Ario’s lamp promises to gently restore your circadian rhythm

03.11.2015
Our ability to control our environment—including the ability erase the difference between day and night—can result in serious health problems. Several companies offer light bulbs that can alter their glow to match the 24-hour cycle of natural light, so that our internal body clock can maintain a healthy sleep-wake routine. Ario aims to do those efforts one better by manufacturing not just a bulb but an entire lamp.

The Ario lamp is designed to mimic the sun by altering not just the color of light produced by its LED bulb, but also the direction of its light. You start your day with an invigorating bluish hue cast up and down, and that light gradually transforms to a relaxing, downcast amber by evening.

The lamp can be controlled via a mobile app over Wi-Fi, according to the company, but the Ario lamp is fully capable of functioning autonomously. It intelligently calculates the appropriate variations in light based on the lamp’s geographical location, the time of day, seasonal and local weather patterns, and your daily schedule. The lamp is rated to produce 2400 lumens and consume 30 watts of power at peak brightness.

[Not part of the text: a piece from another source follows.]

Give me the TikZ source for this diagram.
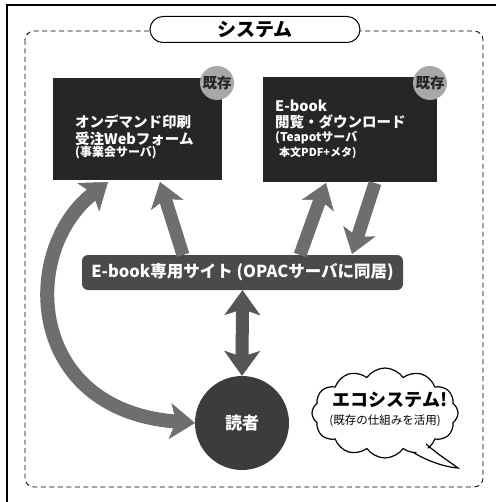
\documentclass[tikz,border=0pt]{standalone}
\usepackage{fontspec}
\setmainfont{Noto Sans CJK JP}
\usetikzlibrary{arrows.meta,shapes.symbols}
\definecolor{boxdark}{HTML}{262626}
\definecolor{bardark}{HTML}{4A4A4A}
\definecolor{arrowgray}{HTML}{6E6E6E}
\definecolor{arrowdark}{HTML}{555555}
\definecolor{badgegray}{HTML}{A8A8A8}
\tikzset{
  sysbox/.style={draw=none, fill=boxdark, inner sep=0pt},
  badge/.style={circle, fill=badgegray, minimum size=34pt, inner sep=0pt, font=\bfseries\fontsize{14.5}{14.5}\selectfont, text=black!85},
  wtext/.style={text=white, anchor=west, inner sep=0pt, font=\bfseries\fontsize{14.5}{15}\selectfont},
  wsmall/.style={text=white, anchor=west, inner sep=0pt, font=\bfseries\fontsize{12}{12}\selectfont},
  fatarrow/.style={line width=13pt, draw=arrowgray, -{Stealth[width=34pt,length=24pt,inset=6pt,line width=0.5pt]}},
  fatdouble/.style={line width=14pt, draw=arrowgray, {Stealth[width=36pt,length=25pt,inset=6pt,line width=0.5pt]}-{Stealth[width=36pt,length=25pt,inset=6pt,line width=0.5pt]}},
}
\begin{document}
\begin{tikzpicture}[x=1pt,y=-1pt]
\useasboundingbox (0,0) rectangle (495,502);
% outer frame
\draw[line width=1.6pt] (7,505) -- (7,5) -- (498,5);
% dashed container
\draw[dashed, dash pattern=on 5pt off 3.5pt, rounded corners=9pt, line width=0.8pt] (25,31) rectangle (483,487);
% title pill
\node[draw, line width=1pt, fill=white, rounded corners=13pt, minimum width=210pt, minimum height=26pt, inner sep=0pt, font=\bfseries\fontsize{19}{19}\selectfont] (title) at (255,29.5) {システム};

% boxes
\node[sysbox, minimum width=169pt, minimum height=102pt] (lbox) at (137.5,129) {};
\node[sysbox, minimum width=174pt, minimum height=105pt] (rbox) at (350,129.5) {};
\node[badge] (lbadge) at (217,83) {既存};
\node[badge] (rbadge) at (430,83) {既存};

\node[wtext] (l1) at (75,122) {オンデマンド印刷};
\node[wtext] (l2) at (75,138.5) {受注Webフォーム};
\node[wsmall] (l3) at (75,153) {(事業会サーバ)};

\node[wtext] (r1) at (275,106) {E-book};
\node[wtext] (r2) at (275,122) {閲覧・ダウンロード};
\node[wsmall] (r3) at (275,138) {(Teapotサーバ};
\node[text=white, anchor=west, inner sep=0pt, font=\bfseries\fontsize{11}{11}\selectfont] (r4) at (279,153) {本文PDF+メタ)};

% bar
\node[fill=bardark, rounded corners=6pt, minimum width=321pt, minimum height=35pt, inner sep=0pt, text=white, font=\bfseries\fontsize{16.5}{16.5}\selectfont] (bar) at (242.5,272.5) {E-book専用サイト (OPACサーバに同居)};

% reader
\node[circle, fill=boxdark!90!white, minimum size=94pt, inner sep=0pt, text=white, font=\bfseries\fontsize{17}{17}\selectfont] (reader) at (242,423) {読者};

% arrow anchors
\coordinate (a1s) at (183,255);
\coordinate (a1e) at (160,182);
\coordinate (a2s) at (300,255);
\coordinate (a2e) at (326,183);
\coordinate (a3s) at (375,183);
\coordinate (a3e) at (352,254);
\coordinate (cvs) at (108,182);
\coordinate (cve) at (195,423);

\draw[fatarrow] (a1s) -- (a1e);
\draw[fatarrow] (a2s) -- (a2e);
\draw[fatarrow] (a3s) -- (a3e);
\draw[fatdouble] (cvs) .. controls (20,250) and (25,410) .. (cve);
\draw[fatdouble, draw=arrowdark, line width=13pt] (bar.south) -- (reader.north);

% cloud
\node[cloud, cloud puffs=12, cloud puff arc=110, aspect=1.6, draw, line width=1.2pt, fill=white, minimum width=146pt, minimum height=90pt, inner sep=0pt] (cloud) at (385,413) {};
\fill[white] (424,446) .. controls (440,456) and (450,462) .. (458,468) .. controls (445,467) and (430,462) .. (416,452) -- cycle;
\draw[line width=1.2pt] (426,444) .. controls (440,456) and (450,462) .. (458,468) .. controls (445,467) and (430,462) .. (414,453);
\node[inner sep=0pt, font=\bfseries\fontsize{18}{18}\selectfont] (eco) at (390,400) {エコシステム!};
\node[inner sep=0pt, font=\fontsize{11.5}{11.5}\selectfont] (eco2) at (385,421) {(既存の仕組みを活用)};
\end{tikzpicture}
\end{document}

Ario is taking preorders for the Ario lamp an early-bird price of $199 as part of its Kickstarter crowd-funding campaign, and it expects to ship the lamp to backers sometime around the middle of next year.

Why this matters: The copious amounts of artificial light in which we bathe each day can wreak havoc with our circadian rhythm—our internal body clock, which has evolved to take cues from nature’s day-night light cycle. And the growing use of smartphones and tablets at night time is particularly harmful, as their screens tend to emit a blue light that tends to suppress production of the sleep-inducing hormone melatonin. While there is no real substitute to being out and about during the day and blocking blue light at night, products like the Ario lamp can definitely help.

“For thousands of years, humans have lived by the sun’s natural light-dark cycle. With the invention of artificial lights and modern electronics, our bodies no longer have proper cues of light color, intensity, and direction,” Ario co-founder and CEO Brian Hoskins said in a press release.